Boileau est un théoricien de l'esthétique classique en littérature, l'un des chefs de file du clan des  Anciens  dans la querelle des Anciens et des Modernes, une polémique littéraire au coeur de l'Académie française à la fin du XVIIe siècle.

L'auteur classique est celui en qui la critique ne peut que noter des qualités [...] le classique poursuit surtout ce qui est régulier, harmonieux, au point que la perfection de chacune de ses parties assurent la perfection indiscutable de l'ensemble. Les fautes de grammaire, de goût, de jugement, trouvent en Boileau un critique implacable et il a été pour lui-même le censeur austère qui tâche de remédier à toutes les défaillances et vise au beau absolu [...] « Sans Boileau, dit Sainte-Beuve (critique du XIXe siècle), Racine, je le crains, aurait fait plus souvent des Bérénice, La Fontaine moins de Fables et plus de Contes, Molière lui-même eût donné davantage dans les Scapin et n'aurait pas atteint aux hauteurs sévères du Misanthrope. »**

 

Le Dictionnaire Universel

d'Antoine Furetière 1619-1688

Lorsque Antoine Furetière décide d'écrire son dictionnaire, il doit faire face aux foudres de l'Académie qui se réserve le monopole de la publication de la production lexicographique. Il est accusé de plagiat et son dictionnaire ne sera publié qu'après sa mort en 1890, et à Rotterdam.

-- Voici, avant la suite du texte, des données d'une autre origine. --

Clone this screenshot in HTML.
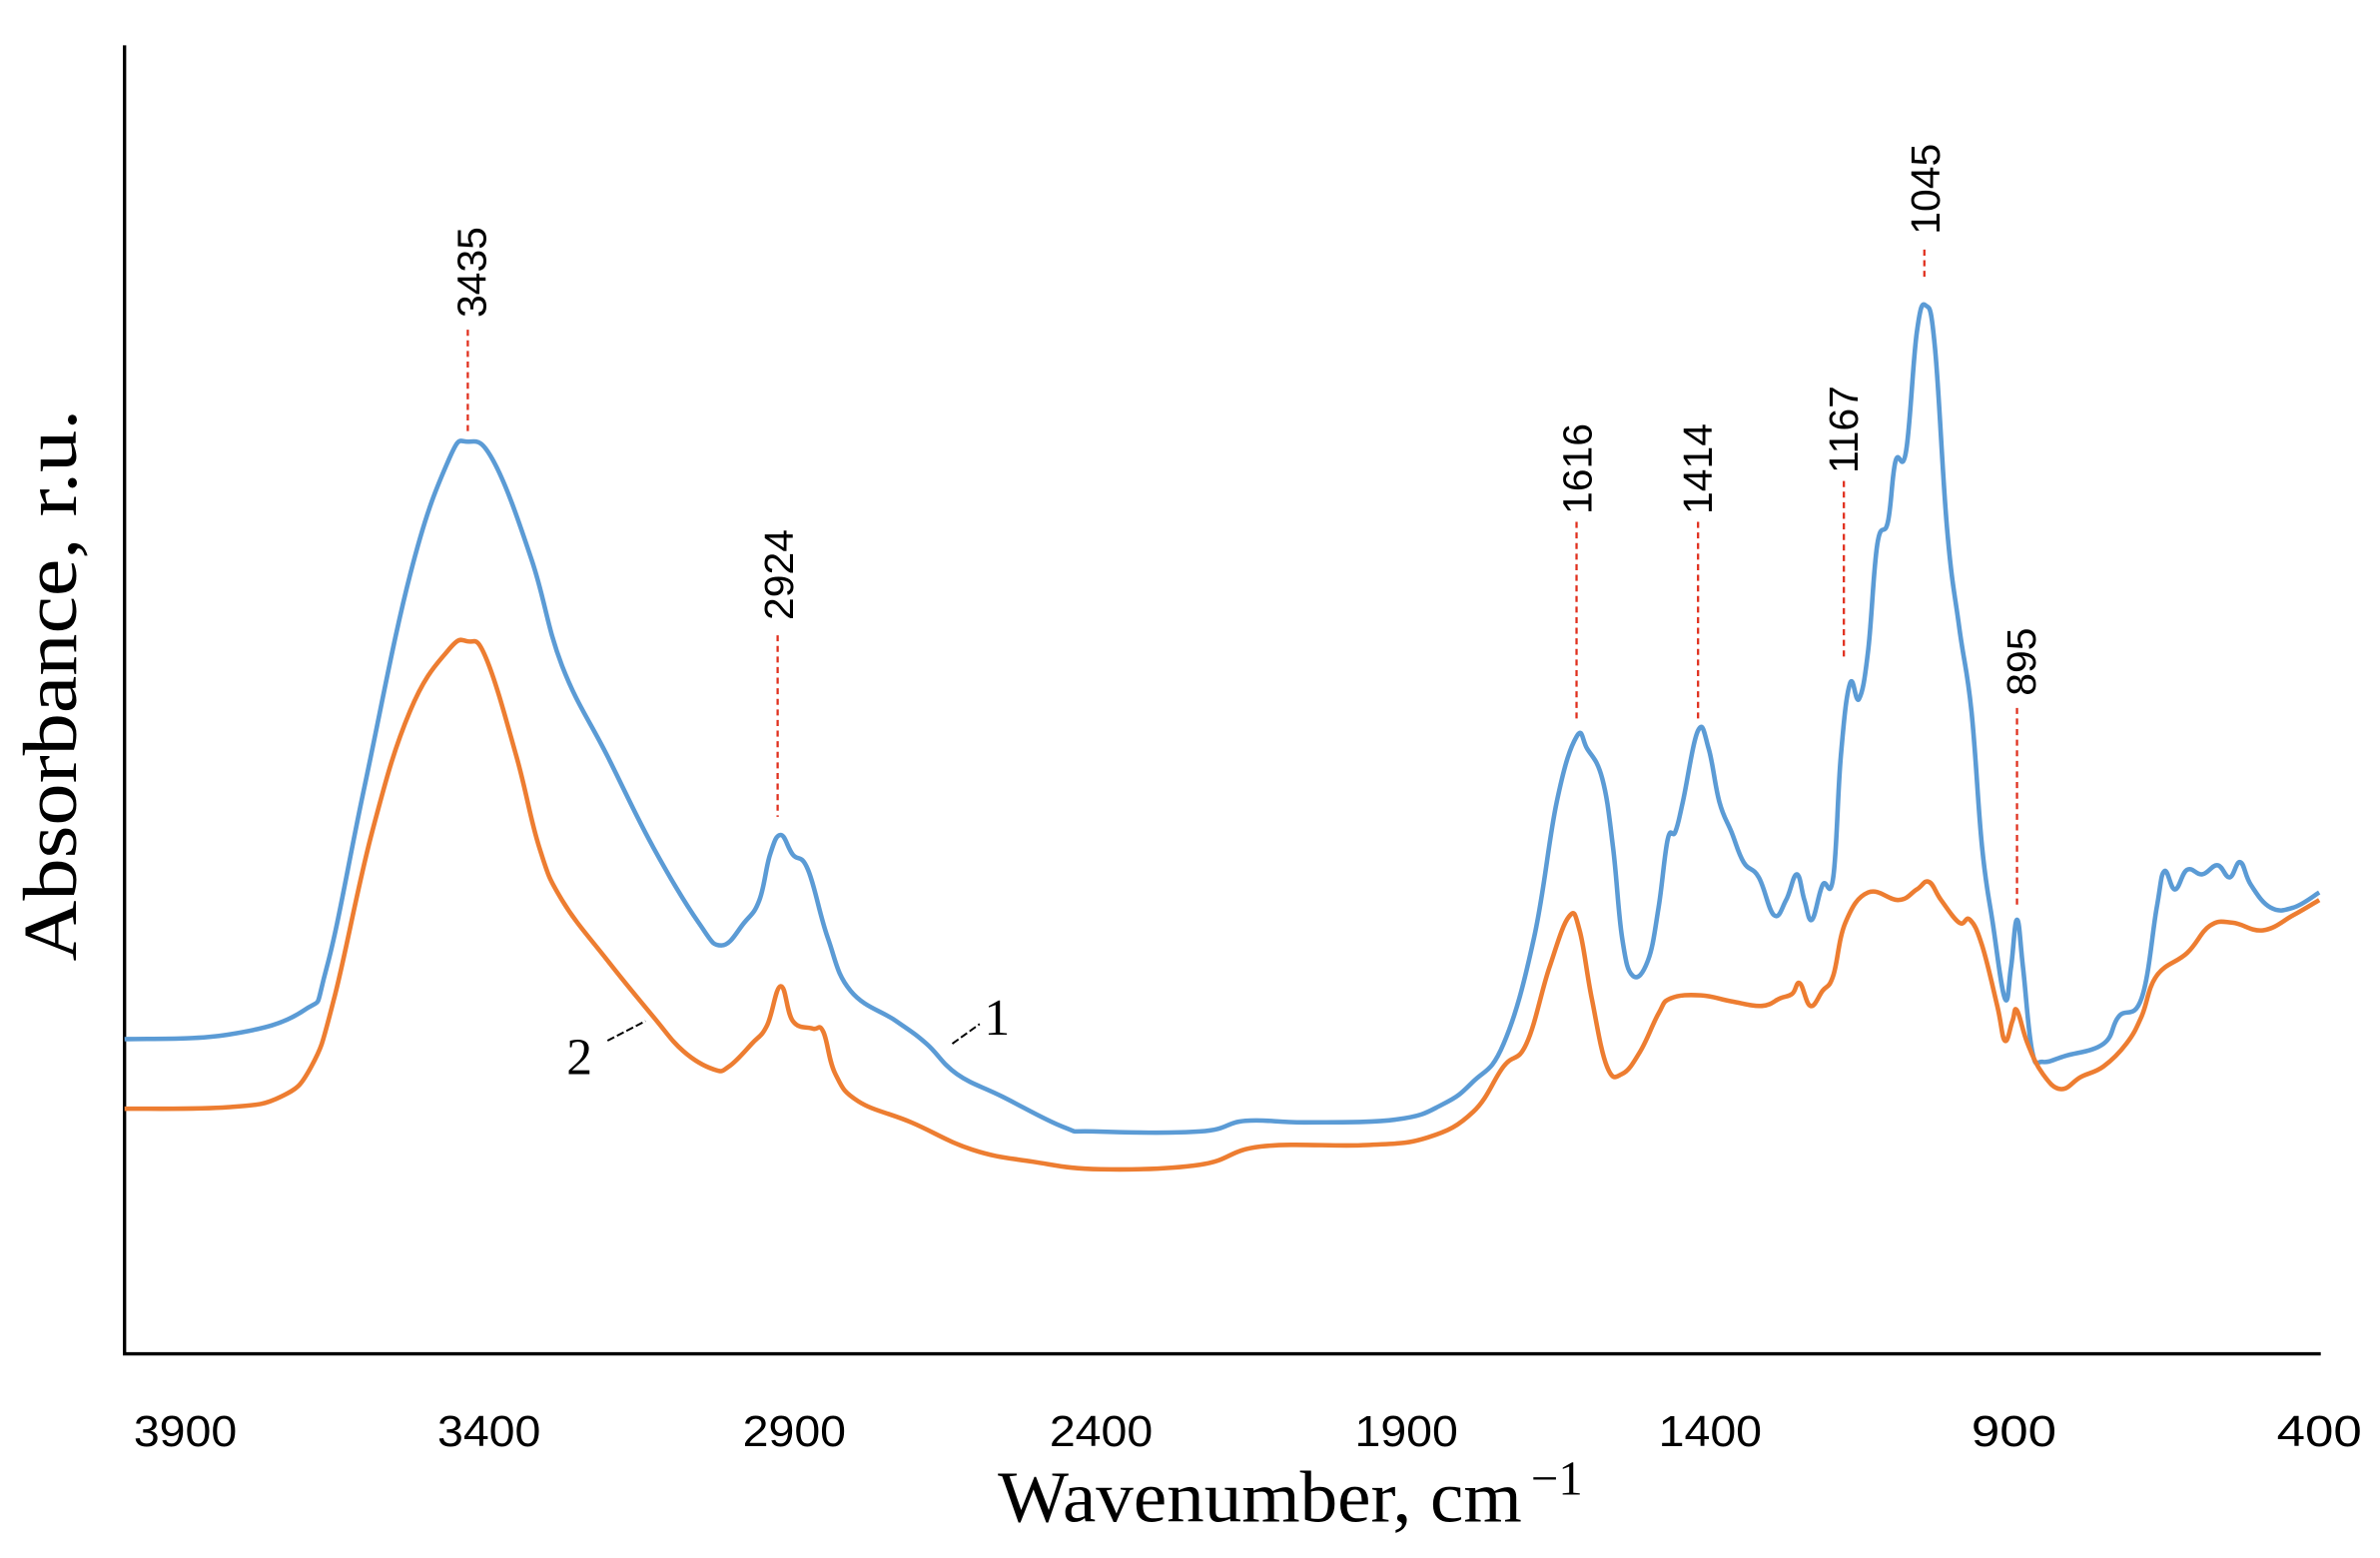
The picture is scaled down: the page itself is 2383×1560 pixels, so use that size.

Pour en savoir + sur cette affaire, lire : Dictionnaire Universel de Furetière, 1690

 

Titre complet : Dictionnaire françois, contenant les mots et les choses, plusieurs nouvelles remarques sur la langue françoise : Ses Expressions Propres, Figurées & Burlesques, la Prononciation des Mots les plus difficiles, le Genre des Noms, le Régime des Verbes : Avec Les Termes les plus connus des Arts & des Sciences. Le tout tiré de l'Usage et des bons Auteurs de la Langue françoise.

 

C'est le meilleur dictionnaire du XVIIe siècle et le premier dictionnaire encyclopédique au monde (45 000 articles)

Vous pouvez le consulter en ligne :

Gallica - Furetière, Antoine (1619-1688). Dictionnaire universel

 

          Retrouvez Furetière dans ce blog :

          Le A au fil des dictionnaires

          La Vérité, toute la Vérité, rien que la Vérité...

.......
 

François Malherbe, René Descartes, Pierre Corneille, Blaise Pascal, Jean-Baptiste Poquelin dit Molière, François de La Rochefoucauld, Mme de La Fayette (Marie-Madeleine Pioche de La Vergne, comtesse de  La Fayette), Mme de Sévigné (Marie de Rabutin-Chantal, marquise de Sévigné),  Jean Racine, Jean de La Fontaine, Jacques-Bénigne Bossuet, Charles Perrault, Jean de La Bruyère, François de Salignac de La Mothe dit  Fénelon...

Le Grand siècle, dont Voltaire disait qu'il fut "le siècle du génie", s'illustre des plus grands noms de notre littérature, écrivains, philosophes, conteurs et poètes, qui nous ont légué, chacun dans son style et sa langue propre, des oeuvres remarquables, oeuvres que le monde entier nous envie. Sachons, encore aujourd'hui les lire et les aimer.

.......

 

Références

*D'après Jacques Leclerc, Histoire de la langue française, Site, agence intergouvernementale de la francophonie.

**cf. Histoire de la Langue et de la Littérature française, Louis Petit de Julleville, 1841- 1900. Editions Armand Colin

 

Nota bene

Conseil de Boileau pour les écrivains en herbe... et les autres :

"Hâtez-vous lentement, et sans perdre courage,
Vingt fois sur le métier remettez votre ouvrage,
Polissez-le sans cesse, et le repolissez,
Ajoutez quelquefois, et souvent effacez."